Blogger Living Light said...

this is very, very interesting... we can live entirely online, in a way, can't we. what is the difference between reality and virtual reality? some would argue there is one... read ted williams' Otherland, it's revealing. but i like the ideas to play with. nice blog.

2:07 AM, May 15, 2010  
Blogger Vanessa Vaile said...

I found myself thinking similar thoughts about integrating Google+ and other Google applications. Gradebook and other reporting requirements are always the sticky and least loved points.Presumably, the appropriate divisions would expect (and be able) to access analytics and mine data to their hearts contents.

Even from outside institutional scaffolding, much of this could be accomplished with a bare bones package. With Google sites as a course page, widgets and links to outside (non-Google) sources could be added.

I would add Google Reader. Subscribe to and manage feeds for course content. Email material directly to students from reader - tick the box for a copy to your own gmail. Send material directly to Blogger.

On the course management front, subscribe to student blogs and updates on their Google Site public home pages. Track update and activity from Reader.

iGoogle also makes a good private home page. Everyone needs one of those. Load it with apps.

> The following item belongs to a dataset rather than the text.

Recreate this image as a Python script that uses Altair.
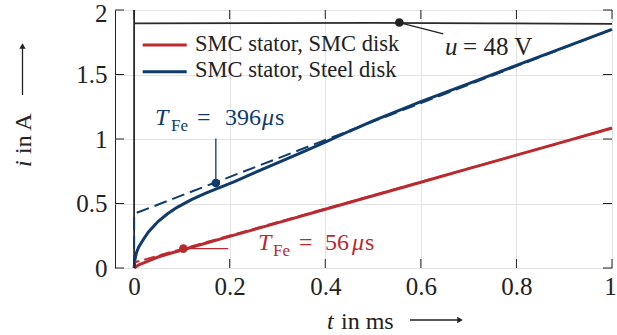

That leaves Twitter's microblogging function, but the ubiquitous stream + comment function in Google probably covers that. Possibly some other feature that escapes my mind at the moment does too.

6:12 PM, July 14, 2011  
Blogger carly.germann said...

How would you manage testing and other forms of assessment/file submission on a fully Google course?

4:00 PM, July 29, 2011  
Blogger Rebecca Hedreen said...

Carly,
You can make submittable forms on Google Docs, so you could do multiple choice type tests that way, I think. But probably the assessments would be papers, presentations, and similar 'products'. The student could, as an example, write a paper in Google Docs, then share it with the teacher, either read only or editable, depending on how the teacher wanted to make comments. Or the student could make a video of themselves presenting and post it on YouTube. I can't see how cheating would be much more of a problem than with any other 'product' based assessment, except that if a student gave someone their account info to login and write their paper, they would also be in violation of Google's TOS!